What is being asked
Repeat the material verbatim. Images are excluded from the copy.

* Start *

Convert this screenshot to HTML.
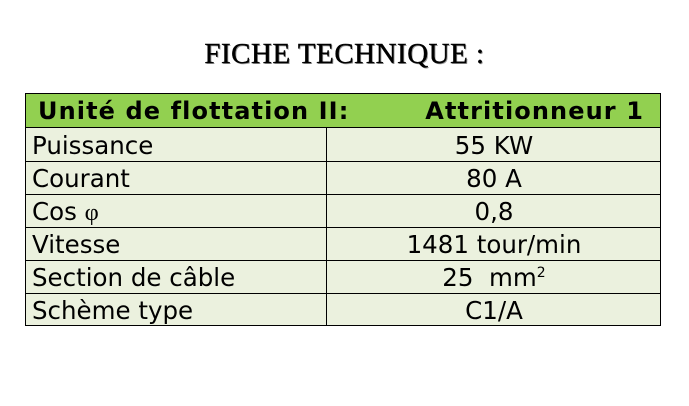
<!DOCTYPE html>
<html><head><meta charset="utf-8"><style>
body{margin:0;width:689px;height:406px;background:#fff;position:relative;overflow:hidden;font-family:"DejaVu Sans","Liberation Sans",sans-serif;}
#title{position:absolute;left:0;width:689px;top:38px;text-align:center;font-family:"Liberation Serif",serif;font-size:29px;letter-spacing:0.5px;color:#000;text-shadow:1px 1px 0 #999;-webkit-text-stroke:0.4px #000;}
#tbl{position:absolute;left:25px;top:93px;width:636px;height:233px;border:1px solid #000;box-sizing:border-box;background:#ebf1de;}
.hdr{position:absolute;left:0;top:0;width:634px;height:33px;background:#92d050;border-bottom:1px solid #000;font-weight:bold;font-size:24px;letter-spacing:1.1px;line-height:35px;white-space:nowrap;}
.h1{position:absolute;left:12px;top:0;}
.h2{position:absolute;right:16px;top:0;}
.row{position:absolute;left:0;width:634px;height:33px;border-bottom:1px solid #000;font-size:24.5px;line-height:35px;white-space:nowrap;}
.row.last{border-bottom:none;}
.lab{position:absolute;left:6px;top:0;}
.val{position:absolute;left:300px;width:334px;top:0;text-align:center;border-left:1px solid #000;height:100%;}
</style></head><body>
<div id="title">FICHE TECHNIQUE :</div>
<div id="tbl">
<div class="hdr"><span class="h1">Unité de flottation II:</span><span class="h2">Attritionneur 1</span></div>
<div class="row" style="top:34px"><span class="lab">Puissance</span><span class="val">55 KW</span></div>
<div class="row" style="top:67px"><span class="lab">Courant</span><span class="val">80 A</span></div>
<div class="row" style="top:100px"><span class="lab">Cos <span style="font-family:'Liberation Serif',serif">φ</span></span><span class="val">0,8</span></div>
<div class="row" style="top:133px"><span class="lab">Vitesse</span><span class="val">1481 tour/min</span></div>
<div class="row" style="top:166px"><span class="lab">Section de câble</span><span class="val">25&nbsp;&nbsp;mm<sup style="font-size:14px;line-height:0">2</sup></span></div>
<div class="row last" style="top:199px"><span class="lab">Schème type</span><span class="val">C1/A</span></div>
</div>
</body></html>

* End *

Answer to the problem
Convert this screenshot to HTML.
<!DOCTYPE html>
<html><head><meta charset="utf-8"><style>
body{margin:0;width:689px;height:406px;background:#fff;position:relative;overflow:hidden;font-family:"DejaVu Sans","Liberation Sans",sans-serif;}
#title{position:absolute;left:0;width:689px;top:38px;text-align:center;font-family:"Liberation Serif",serif;font-size:29px;letter-spacing:0.5px;color:#000;text-shadow:1px 1px 0 #999;-webkit-text-stroke:0.4px #000;}
#tbl{position:absolute;left:25px;top:93px;width:636px;height:233px;border:1px solid #000;box-sizing:border-box;background:#ebf1de;}
.hdr{position:absolute;left:0;top:0;width:634px;height:33px;background:#92d050;border-bottom:1px solid #000;font-weight:bold;font-size:24px;letter-spacing:1.1px;line-height:35px;white-space:nowrap;}
.h1{position:absolute;left:12px;top:0;}
.h2{position:absolute;right:16px;top:0;}
.row{position:absolute;left:0;width:634px;height:33px;border-bottom:1px solid #000;font-size:24.5px;line-height:35px;white-space:nowrap;}
.row.last{border-bottom:none;}
.lab{position:absolute;left:6px;top:0;}
.val{position:absolute;left:300px;width:334px;top:0;text-align:center;border-left:1px solid #000;height:100%;}
</style></head><body>
<div id="title">FICHE TECHNIQUE :</div>
<div id="tbl">
<div class="hdr"><span class="h1">Unité de flottation II:</span><span class="h2">Attritionneur 1</span></div>
<div class="row" style="top:34px"><span class="lab">Puissance</span><span class="val">55 KW</span></div>
<div class="row" style="top:67px"><span class="lab">Courant</span><span class="val">80 A</span></div>
<div class="row" style="top:100px"><span class="lab">Cos <span style="font-family:'Liberation Serif',serif">φ</span></span><span class="val">0,8</span></div>
<div class="row" style="top:133px"><span class="lab">Vitesse</span><span class="val">1481 tour/min</span></div>
<div class="row" style="top:166px"><span class="lab">Section de câble</span><span class="val">25&nbsp;&nbsp;mm<sup style="font-size:14px;line-height:0">2</sup></span></div>
<div class="row last" style="top:199px"><span class="lab">Schème type</span><span class="val">C1/A</span></div>
</div>
</body></html>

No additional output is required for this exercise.